Started off by wiping the disks in gparted first to only have unallocated space.
Wipefs was needed to wipe the disks clean of any superblocks from previous filesystems, otherwise bcache will complain.
# Wipe all the drives completely clean.
wipefs -a /dev/sdb
wipefs -a /dev/sdf
wipefs -a /dev/sdg
wipefs -a /dev/nvme0n1
Next up was creating the underlying bcache layer.
make-bcache -B /dev/sdb # "Wyld" - HDD Backing device
make-bcache -B /dev/sdf # "Weaver" - HDD Backing device
make-bcache -B /dev/sdg # "Wyrm" - HDD Backing device
make-bcache -C /dev/nvme0n1 # "Umbra" - NVMe Cache
Afterwards I needed the cset.uuid of the caching device to attach it to the backing devices:
bcache-super-show /dev/nvme0n1 | grep cset
# a6641b9e-2238-3119-c779-32aab53621b8
Now with the uuid in hand I attached it to each backing device.
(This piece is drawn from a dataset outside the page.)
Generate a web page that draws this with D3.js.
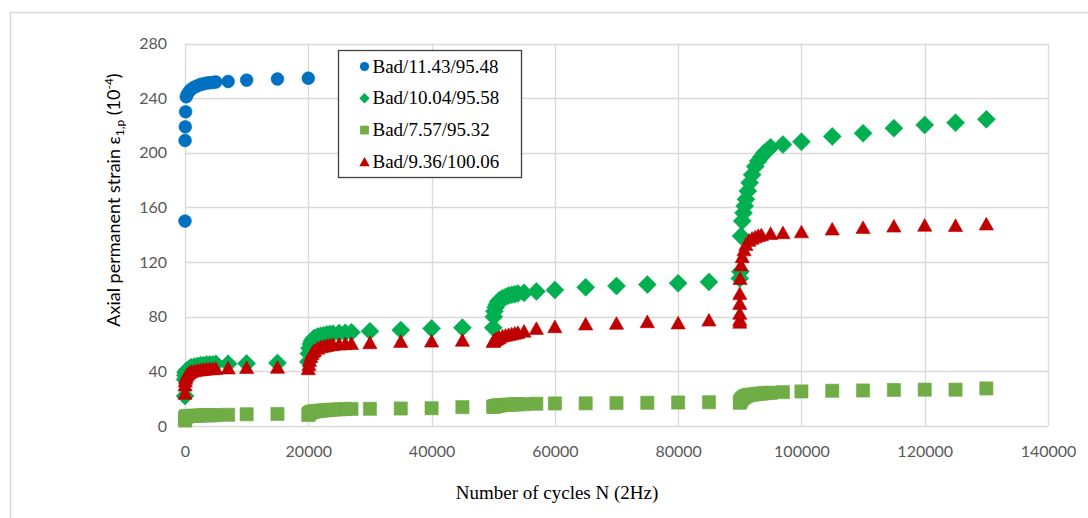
<!DOCTYPE html>
<html>
<head>
<meta charset="utf-8">
<script src="https://cdn.jsdelivr.net/npm/d3@7"></script>
<style>
  body { margin: 0; background: #fff; }
  .tick-label { font-family: Lato, 'Open Sans', sans-serif; font-size: 16px; fill: #595959; }
  .legend-text { font-family: 'Liberation Serif', 'Times New Roman', serif; font-size: 19px; fill: #000; }
</style>
</head>
<body>
<div id="chart"></div>
<script>
// Tick values
const xTicks = [0, 20000, 40000, 60000, 80000, 100000, 120000, 140000]
const yTicks = [0, 40, 80, 120, 160, 200, 240, 280]

// Loading stages (number of cycles)
const stage1N = [1, 10, 50, 100, 200, 400, 700, 1000, 1500, 2000, 2500, 3000, 3500, 4000, 4500, 5000, 7000, 10000, 15000]
const stage2N = [20000, 20100, 20200, 20400, 20600, 20800, 21000, 21500, 22000, 22500, 23000, 23500, 24000, 25000, 26000, 27000, 30000, 35000, 40000, 45000]
const stage3N = [50000, 50100, 50200, 50400, 50600, 50800, 51000, 51500, 52000, 52500, 53000, 53500, 54000, 55000, 57000, 60000, 65000, 70000, 75000, 80000, 85000]
const stage4N = [90000, 90100, 90200, 90400, 90600, 90800, 91000, 91300, 91600, 92000, 92500, 93000, 93500, 94000, 94500, 95000, 97000, 100000, 105000, 110000, 115000, 120000, 125000, 130000]
const stage4RedN = [90000, 90000, 90000, 90000, 90000, 90050, 90200, 90400, 90700, 91000, 91500, 92000, 92500, 93000, 93500, 95000, 97000, 100000, 105000, 110000, 115000, 120000, 125000, 130000]

// Bad/11.43/95.48 (single stage)
const blueN = [1, 10, 50, 100, 200, 400, 700, 1000, 1500, 2000, 2500, 3000, 3500, 4000, 4500, 5000, 7000, 10000, 15000, 20000]
const blueStrain = [150, 209, 219, 230, 241, 243, 245, 246.5, 248, 249, 250, 250.5, 251, 251.3, 251.5, 251.8, 252.2, 253.2, 254, 254.6]

// Bad/10.04/95.58
const greenStrain1 = [22, 34, 37, 39, 40, 41, 42, 43, 43.5, 44, 44.5, 44.5, 45, 45, 45, 45.5, 45.5, 45.8, 46.2]
const greenStrain2 = [47, 53, 57, 60, 62, 63.5, 64.5, 65.5, 66, 66.5, 67, 67.3, 67.6, 68, 68.3, 68.6, 69.3, 70.2, 71.3, 72]
const greenStrain3 = [72, 80, 84, 87, 89, 91, 92, 93.5, 94.5, 95.5, 96, 96.5, 97, 97.5, 98.5, 99.6, 101.5, 102.5, 103.5, 104.5, 105.5]
const greenStrain4 = [108, 113, 139, 150, 156, 161, 166, 172, 178, 184, 190, 194, 197, 200, 202, 204, 206, 208, 212, 214.3, 218, 220.4, 222, 224.5]

// Bad/7.57/95.32
const squareStrain1 = [4, 5.5, 6, 6.5, 7, 7.2, 7.3, 7.4, 7.5, 7.6, 7.7, 7.8, 7.8, 7.9, 8, 8, 8.2, 8.6, 8.8]
const squareStrain2 = [8, 9, 9.5, 10, 10.3, 10.6, 10.8, 11, 11.2, 11.4, 11.6, 11.8, 12, 12.2, 12.4, 12.5, 12.6, 12.8, 13, 13.8]
const squareStrain3 = [14, 14.2, 14.4, 14.6, 14.8, 15, 15.1, 15.3, 15.5, 15.6, 15.7, 15.8, 15.9, 16, 16.3, 16.5, 16.6, 16.8, 17, 17.2, 17.4]
const squareStrain4 = [17, 18, 19, 20, 20.8, 21.5, 22, 22.4, 22.8, 23, 23.3, 23.6, 23.8, 24, 24.2, 24.3, 24.8, 25.3, 25.8, 26, 26.4, 26.6, 26.6, 27.5]

// Bad/9.36/100.06
const redStrain1 = [24, 30, 33, 35, 36.5, 38, 39, 40, 40.5, 41, 41.2, 41.5, 41.8, 42, 42, 42.2, 42.5, 42.8, 43]
const redStrain2 = [42, 45, 48, 51, 53, 54.5, 55.5, 57, 58, 58.5, 59, 59.5, 59.8, 60, 60.3, 60.5, 61, 62, 62.2, 62.8]
const redStrain3 = [62, 62.5, 63, 63.5, 64, 64.5, 65, 66, 66.5, 67, 67.5, 68, 68.5, 69.5, 71.5, 72.7, 74.7, 75.2, 76.4, 75.5, 77.6]
const redStrain4 = [76, 78, 82.5, 89.8, 97, 108, 118, 124, 129, 133, 136, 137.5, 138.5, 139.5, 140, 141, 141.5, 142.2, 144.2, 145.3, 146.4, 147, 146.8, 147.9]

const seriesNames = ['Bad/11.43/95.48', 'Bad/10.04/95.58', 'Bad/7.57/95.32', 'Bad/9.36/100.06']

// Build series table from the arrays above
const zip = (ns, vs) => ns.map((n, i) => ({ n, v: vs[i] }))
const series = [
  { name: seriesNames[0], shape: 'circle', color: '#0070C0',
    points: zip(blueN, blueStrain) },
  { name: seriesNames[1], shape: 'diamond', color: '#00B050',
    points: zip([...stage1N, ...stage2N, ...stage3N, ...stage4N],
      [...greenStrain1, ...greenStrain2, ...greenStrain3, ...greenStrain4]) },
  { name: seriesNames[2], shape: 'square', color: '#70AD47',
    points: zip([...stage1N, ...stage2N, ...stage3N, ...stage4N],
      [...squareStrain1, ...squareStrain2, ...squareStrain3, ...squareStrain4]) },
  { name: seriesNames[3], shape: 'triangle', color: '#C00000',
    points: zip([...stage1N, ...stage2N, ...stage3N, ...stage4RedN],
      [...redStrain1, ...redStrain2, ...redStrain3, ...redStrain4]) },
]

const width = 1088
const height = 518
const plot = { left: 185, right: 1048, top: 43.5, bottom: 426 }

// Marker path for each shape, s = half size
function markerPath(shape, s) {
  if (shape === 'circle') {
    return `M${-s},0a${s},${s} 0 1,0 ${2 * s},0a${s},${s} 0 1,0 ${-2 * s},0Z`
  }
  if (shape === 'diamond') {
    return `M0,${-s}L${s},0L0,${s}L${-s},0Z`
  }
  if (shape === 'square') {
    return `M${-s},${-s}H${s}V${s}H${-s}Z`
  }
  // triangle
  return `M0,${-s}L${s * 1.08},${s * 0.92}L${-s * 1.08},${s * 0.92}Z`
}
const markerSize = { circle: 6.4, diamond: 9, square: 6.6, triangle: 6.6 }
const legendSize = { circle: 4.6, diamond: 5.2, square: 4.4, triangle: 4.8 }

const svg = d3
  .select('#chart')
  .append('svg')
  .attr('width', width)
  .attr('height', height)

// Chart area border
svg
  .append('rect')
  .attr('x', 10.5)
  .attr('y', 12.5)
  .attr('width', 1200)
  .attr('height', 600)
  .attr('fill', '#fff')
  .attr('stroke', '#d9d9d9')
  .attr('stroke-width', 1.5)

// Scales
const xScale = d3.scaleLinear().domain([0, 140000]).range([plot.left, plot.right])
const yScale = d3.scaleLinear().domain([0, 280]).range([plot.bottom, plot.top])

// Gridlines
svg
  .append('g')
  .selectAll('line')
  .data(yTicks)
  .enter()
  .append('line')
  .attr('x1', plot.left)
  .attr('x2', plot.right)
  .attr('y1', d => Math.round(yScale(d)) + 0.5)
  .attr('y2', d => Math.round(yScale(d)) + 0.5)
  .attr('stroke', '#d9d9d9')
  .attr('stroke-width', 1.3)

svg
  .append('g')
  .selectAll('line')
  .data(xTicks)
  .enter()
  .append('line')
  .attr('x1', d => Math.round(xScale(d)) + 0.5)
  .attr('x2', d => Math.round(xScale(d)) + 0.5)
  .attr('y1', plot.top)
  .attr('y2', plot.bottom)
  .attr('stroke', '#d9d9d9')
  .attr('stroke-width', 1.3)

// Axes (labels only, lines drawn as grid)
const xAxis = d3.axisBottom(xScale).tickValues(xTicks).tickSize(0).tickPadding(20).tickFormat(d3.format('d'))
const yAxis = d3.axisLeft(yScale).tickValues(yTicks).tickSize(0).tickPadding(18).tickFormat(d3.format('d'))

const xAxisG = svg.append('g').attr('transform', `translate(0,${plot.bottom})`).call(xAxis)
const yAxisG = svg.append('g').attr('transform', `translate(${plot.left},0)`).call(yAxis)
;[xAxisG, yAxisG].forEach(g => {
  g.select('.domain').remove()
  g.selectAll('text').attr('class', 'tick-label').attr('fill', null)
})

// Markers
series.forEach(s => {
  svg
    .append('g')
    .selectAll('path')
    .data(s.points)
    .enter()
    .append('path')
    .attr('transform', d => `translate(${xScale(d.n)},${yScale(d.v)})`)
    .attr('d', markerPath(s.shape, markerSize[s.shape]))
    .attr('fill', s.color)
    .attr('stroke', s.color)
    .attr('stroke-width', 0.6)
    .attr('stroke-linejoin', 'round')
})

// Axis titles
svg
  .append('text')
  .attr('x', 557)
  .attr('y', 499)
  .attr('text-anchor', 'middle')
  .attr('font-family', "'Liberation Serif', 'Times New Roman', serif")
  .attr('font-size', 19)
  .attr('fill', '#000')
  .text('Number of cycles N (2Hz)')

const yTitle = svg
  .append('text')
  .attr('transform', 'translate(120,200) rotate(-90)')
  .attr('text-anchor', 'middle')
  .attr('font-family', "Lato, 'Open Sans', sans-serif")
  .attr('font-size', 18)
  .attr('fill', '#000')
yTitle.append('tspan').text('Axial permanent strain ε')
yTitle.append('tspan').attr('font-size', 12).attr('dy', 4).text('1,p')
yTitle.append('tspan').attr('dy', -4).text(' (10')
yTitle.append('tspan').attr('font-size', 12).attr('dy', -7).text('-4')
yTitle.append('tspan').attr('dy', 7).text(')')

// Legend
const legend = svg.append('g').attr('transform', 'translate(338.5,50.5)')
legend
  .append('rect')
  .attr('width', 183)
  .attr('height', 127)
  .attr('fill', '#fff')
  .attr('stroke', '#404040')
  .attr('stroke-width', 1.3)

const rows = legend
  .selectAll('.legend-row')
  .data(series)
  .enter()
  .append('g')
  .attr('class', 'legend-row')
  .attr('transform', (d, i) => `translate(0,${16 + i * 31.8})`)

rows
  .append('path')
  .attr('transform', 'translate(26,0)')
  .attr('d', d => markerPath(d.shape, legendSize[d.shape]))
  .attr('fill', d => d.color)

rows
  .append('text')
  .attr('class', 'legend-text')
  .attr('x', 34)
  .attr('y', 6)
  .text(d => d.name)
</script>
</body>
</html>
echo a6641b9e-2238-3119-c779-32aab53621b8 > /sys/block/bcache0/bcache/attach
echo a6641b9e-2238-3119-c779-32aab53621b8 > /sys/block/bcache1/bcache/attach
echo a6641b9e-2238-3119-c779-32aab53621b8 > /sys/block/bcache2/bcache/attach
Then I enabled writeback mode (read and write cache) for these devices.
I don’t really care if I lose dirty data if the NVMe dies, as I do have a backup setup of important data and have mostly non-critical data on these drives anyway. So I’m sticking with a single drive instead of the recommended “one cache per backing device”.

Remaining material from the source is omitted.